You can judge a book by it's cover

You know how they say you can't judge a book from its cover? It's not true, because they always put the author's name on the front, and then you know if it's going to be good.

That's from my seven year old daughter, who said it to me last night as we were settling down to read. Already by the age of seven, she's worked out on her own that if the book's written by someone she's liked before, then she's Safe, but if it's by someone she hasn't heard of then it's a Risk.

This is not a comforting thought for a debut author, such as, for example, her Daddy.

The book we held at the time had the magic name Linda Chapman on the front (of Unicorn and Stardust fame). My girls have been major contributors to Linda Chapman's retirement plan. They have a simple strategy. When they read a book they like they consume every other book by the same author with the sort of rapaciousness normally associated with plagues of locusts. When that author's been picked clean (and enriched, because we buy them all new) they move on to the next. The other huge winners in this game have been Daisy Meadows, who is code for Narinder Dhami, Sue Bentley, Linda Chapman (again!), and Sue Mongredien, and of course Enid Blyton.

So if you're a children's writer here's a winning strategy for you: write something kids like, and then don't stop.

It interests me that all these books seem to get dumped on by adult experts on a fairly regular basis, but that's not stopping them selling in lots of millions.


scaryazeri said...

I am only just toying with an idea of writing a book, and dreaming of turning my blog into one...but already I can see that getting a book deal is only one step in a million! and probably a step that will only lead to more it gonna sell? how many will sell? is anyone going to read it? if they do, and it is say a non-fiction, do you stick to something that sold, or do you try a novel next? Gosh...maybe I am better off not even trying. :)))

Meghan said...

True, but adults are always looking for something new and fresh and so as a new author since your novel is aimed at adults you've got nothing to worry about. :D

Mimzy said...

I remember that strategy! I still use it to a certain extent (anything by Susanna Clarke shall be bought without a moment's hesitation), but I've branched out into new directions as well.

If your kids like fantasy I would suggest the Artemis Fowl series by Eoin Colfer. Even though I'm legally an adult I still enjoy those books and there's six in the series so far. Just hold off buying them #6 for awhile since it recently came out and I think is only available in hardback

Gary Corby said...

Artemis Fowl is very good but for some reason didn't connect for them. I suspect Ann Martin's Main Street is going to be the next big winner, and also Jeanne Betancourt's Pony Pal books. Horses, you know. Horses, unicorns, fairies, magic. My wife's old Trixie Beldens are getting a work over too with the ten year old.

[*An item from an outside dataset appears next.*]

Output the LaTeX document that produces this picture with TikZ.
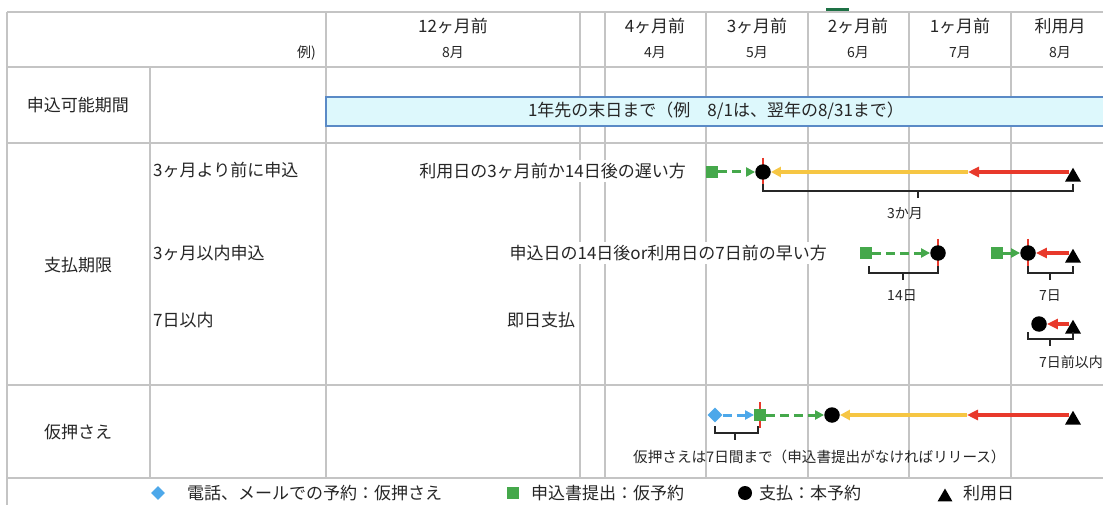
\documentclass[tikz,border=0pt]{standalone}
\usepackage{fontspec}
\setmainfont{Noto Sans CJK JP}
\usetikzlibrary{shapes.geometric,arrows.meta,calc}
\definecolor{gridc}{HTML}{C4C4C4}
\definecolor{barfill}{HTML}{DDF8FC}
\definecolor{barline}{HTML}{5A8AC6}
\definecolor{mgreen}{HTML}{45A84B}
\definecolor{mred}{HTML}{E8392B}
\definecolor{myellow}{HTML}{F6C643}
\definecolor{mblue}{HTML}{4DA8EA}
\definecolor{txt}{HTML}{262626}
\definecolor{xlgreen}{HTML}{1E7145}
\newcommand{\fL}{\fontsize{17}{20}\selectfont}
\newcommand{\fM}{\fontsize{14.6}{17}\selectfont}
\newcommand{\fS}{\fontsize{14}{16}\selectfont}
\pgfdeclarelayer{gridlayer}
\pgfdeclarelayer{arrowlayer}
\pgfsetlayers{gridlayer,arrowlayer,main}
\tikzset{
  gridline/.style={draw=gridc, line width=1.2pt},
  lbl/.style={font=\fL, text=txt, inner sep=1pt},
  lblw/.style={lbl, fill=white, inner sep=3pt},
  hdr/.style={font=\fL, text=txt, inner sep=1pt},
  small/.style={font=\fS, text=txt, inner sep=1pt},
  mid/.style={font=\fM, text=txt, inner sep=1pt},
  dot/.style={circle, fill=black, minimum size=15.5pt, inner sep=0pt},
  sqm/.style={rectangle, fill=mgreen, minimum size=11.5pt, inner sep=0pt},
  tri/.style={regular polygon, regular polygon sides=3, fill=black, minimum size=18.5pt, inner sep=0pt},
  dia/.style={diamond, fill=mblue, minimum size=15pt, inner sep=0pt},
  garrow/.style={draw=mgreen, line width=3pt, dash pattern=on 9pt off 5pt, -{Triangle[length=9pt,width=9pt]}},
  barrow/.style={draw=mblue, line width=3pt, dash pattern=on 9pt off 5pt, -{Triangle[length=9pt,width=9pt]}},
  rarrow/.style={draw=mred, line width=3.3pt, -{Triangle[length=11pt,width=10pt]}},
  yarrow/.style={draw=myellow, line width=3.3pt, -{Triangle[length=10pt,width=10pt]}},
  redtick/.style={draw=mred, line width=2.8pt},
  brace/.style={draw=black!85, line width=1.2pt},
}
\begin{document}
\begin{tikzpicture}[x=1pt,y=-1pt]
\useasboundingbox (0,0) rectangle (1103,505);
% ---------- grid ----------
\begin{pgfonlayer}{gridlayer}
  \fill[white] (0,0) rectangle (1103,505);
  \foreach \yy in {12,67,143,385,478} \draw[gridline] (7,\yy) -- (1103,\yy);
  \draw[gridline] (7,12) -- (7,505);
  \draw[gridline] (150,67) -- (150,478);
  \foreach \xx in {326,580,605,706,808,909,1011} \draw[gridline] (\xx,12) -- (\xx,478);
  \fill[xlgreen] (826,8.5) rectangle (849,11.5);
\end{pgfonlayer}
% ---------- header ----------
\node[small, anchor=east] (ex) at (317,53) {例)};
\node[hdr] (h12) at (453,26) {12ヶ月前};
\node[small] (m12) at (453,53) {8月};
\node[hdr] (h4) at (655,26) {4ヶ月前};
\node[small] (m4) at (655,53) {4月};
\node[hdr] (h3) at (757,26) {3ヶ月前};
\node[small] (m3) at (757,53) {5月};
\node[hdr] (h2) at (858,26) {2ヶ月前};
\node[small] (m2) at (858,53) {6月};
\node[hdr] (h1) at (960,26) {1ヶ月前};
\node[small] (m1m) at (960,53) {7月};
\node[hdr] (h0) at (1060,26) {利用月};
\node[small] (m0) at (1060,53) {8月};
% ---------- row: 申込可能期間 ----------
\node[lbl] (r1) at (78,105) {申込可能期間};
\draw[fill=barfill, draw=barline, line width=1.5pt] (326,97) rectangle (1115,126);
\node[lbl] (bar) at (716,111) {1年先の末日まで（例　8/1は、翌年の8/31まで）};
% ---------- row: 支払期限 ----------
\node[lbl] (r2) at (78,265) {支払期限};
\node[lbl, anchor=west] (a1) at (152,170) {3ヶ月より前に申込};
\node[lbl, anchor=west] (a2) at (152,253) {3ヶ月以内申込};
\node[lbl, anchor=west] (a3) at (152,320) {7日以内};
\node[lblw, anchor=east] (d1) at (689,171) {利用日の3ヶ月前か14日後の遅い方};
\node[lblw, anchor=east] (d2) at (830,253) {申込日の14日後or利用日の7日前の早い方};
\node[lblw, anchor=west] (d3) at (504,320) {即日支払};
% line 1
\node[sqm] (s1) at (712,172) {};
\node[dot] (c1) at (763,172) {};
\node[tri, yshift=-5pt] (t1) at (1073,172) {};
\coordinate (k1) at (968,172);
% line 2
\node[sqm] (s2) at (866,253) {};
\node[dot] (c2) at (938,253) {};
\node[sqm] (s3) at (997,253) {};
\node[dot] (c3) at (1028,253) {};
\node[tri, yshift=-5pt] (t3) at (1073,253) {};
% line 3
\node[dot] (c4) at (1039,324) {};
\node[tri, yshift=-5pt] (t4) at (1073,324) {};
% ---------- row: 仮押さえ ----------
\node[lbl] (r3) at (78,432) {仮押さえ};
\node[dia] (d5) at (715,415) {};
\node[sqm] (s5) at (760,415) {};
\node[dot] (c5) at (832,415) {};
\node[tri, yshift=-5pt] (t5) at (1073,415) {};
\coordinate (k5) at (967,415);
% ---------- connectors ----------
\begin{pgfonlayer}{arrowlayer}
  \draw[redtick] ($(c1.center)+(0,-14)$) -- ($(c1.center)+(0,14)$);
  \draw[redtick] ($(c2.center)+(0,-14)$) -- ($(c2.center)+(0,14)$);
  \draw[redtick] ($(c3.center)+(0,-14)$) -- ($(c3.center)+(0,14)$);
  \draw[redtick] ($(s5.center)+(0,-13)$) -- ($(s5.center)+(0,13)$);
  \draw[garrow] (s1) -- (c1);
  \draw[yarrow] (k1) -- (c1);
  \draw[rarrow] ($(t1.center |- c1.center)+(-4,0)$) -- (k1);
  \draw[garrow] (s2) -- (c2);
  \draw[garrow] (s3) -- (c3);
  \draw[rarrow] ($(t3.center |- c3.center)+(-4,0)$) -- (c3);
  \draw[rarrow] ($(t4.center |- c4.center)+(-4,0)$) -- (c4);
  \draw[barrow] (d5) -- (s5);
  \draw[garrow] (s5) -- (c5);
  \draw[yarrow] (k5) -- (c5);
  \draw[rarrow] ($(t5.center |- c5.center)+(-4,0)$) -- (k5);
\end{pgfonlayer}
% ---------- brackets ----------
\draw[brace] (763,184) -- (763,191) -- (1073,191) -- (1073,184);
\draw[brace] (918,191) -- (918,198);
\node[small] (l1) at (905,214) {3か月};
\draw[brace] (869,266) -- (869,273) -- (938,273) -- (938,266);
\draw[brace] (903,273) -- (903,280);
\node[small] (l2) at (902,296) {14日};
\draw[brace] (1028,266) -- (1028,273) -- (1073,273) -- (1073,266);
\draw[brace] (1050,273) -- (1050,280);
\node[small] (l3) at (1050,296) {7日};
\draw[brace] (1028,332) -- (1028,339) -- (1073,339) -- (1073,332);
\draw[brace] (1050,339) -- (1050,346);
\node[small, anchor=west] (l4) at (1038,362) {7日前以内};
\draw[brace] (715,426) -- (715,433) -- (758,433) -- (758,426);
\draw[brace] (735,433) -- (735,440);
\node[mid, anchor=west] (l5) at (632,457) {仮押さえは7日間まで（申込書提出がなければリリース）};
% ---------- legend ----------
\node[dia, minimum size=14pt] (g1) at (158,493) {};
\node[lbl, anchor=west] (gt1) at (186,493) {電話、メールでの予約：仮押さえ};
\node[sqm] (g2) at (513,493) {};
\node[lbl, anchor=west] (gt2) at (530,493) {申込書提出：仮予約};
\node[dot, minimum size=14pt] (g3) at (745,493) {};
\node[lbl, anchor=west] (gt3) at (758,493) {支払：本予約};
\node[tri, minimum size=17pt, yshift=-4pt] (g4) at (945,493) {};
\node[lbl, anchor=west] (gt4) at (962,493) {利用日};
\end{tikzpicture}
\end{document}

Yes Meghan, that's exactly the plan. That and a book tour which I'll be doing next year. I hope I get to meet lots of the people I know online.

Scary (does that count as a first name?), the best I can suggest is, try it! Getting an agent and/or a publisher is not exactly easy, but you don't know until you try. I've discovered the writer community is overwhelmingly friendly and supportive. I very strongly suggest reading the blogs and advice on the net from well-known agents and editors.

scaryazeri said...

Thank you, Gary. Yes, even in such a short space of time I noticed how friendly the writing community is. I had a lot of encouragement and advice already, which is just great. And you are right, definitely blogs with advice are good.
Speaking of which, if you know of any useful blogs I could follow, please do share! Even though I am in the UK, I am sure I will find a lot of interesting stuff. Thank you again.

Anthony said...

My kids are the exact same way. Every time a Warrior book gets printed, it winds its way to my house.

The author prints money in the basement.

Shadows said...

"When they read a book they like they consume every other book by the same author with the sort of rapaciousness normally associated with plagues of locusts."

I think that speaks for a lot of readers with ample time on their hands. Adorable blog post Gary.

Sha'el, Princess of Pixies said...

I still like the Oz books. My mom introduced me to them when I was very young. I have most of the original series, and a few of the later ones by other authors. Oz books are best read outloud.

My oldest daughter fell in love with Nancy Drew books. She has almost all of them from the original series through the illustrated novels. They're what turned her into a reader.

There are many neglected older childrens' series worth looking at, such as the Ruth Fielding series. I have bunches of old childrens' books. fun.

I liked the Series of Unfortunate Events books and the Spiderwick books.

Hey, I like my own book. Read it to them when they get old enough.

Come over and visit me on my blog again. Your comments are always welcome.

Gary Corby said...

You're right, Carrie. I remember from about the same age reading pretty much a book a day, and that's what they're doing. So I'm very pleased!

That raises the interesting point of boy-books vs girl-books, Anthony. You'd never find my two reading a Warrior book.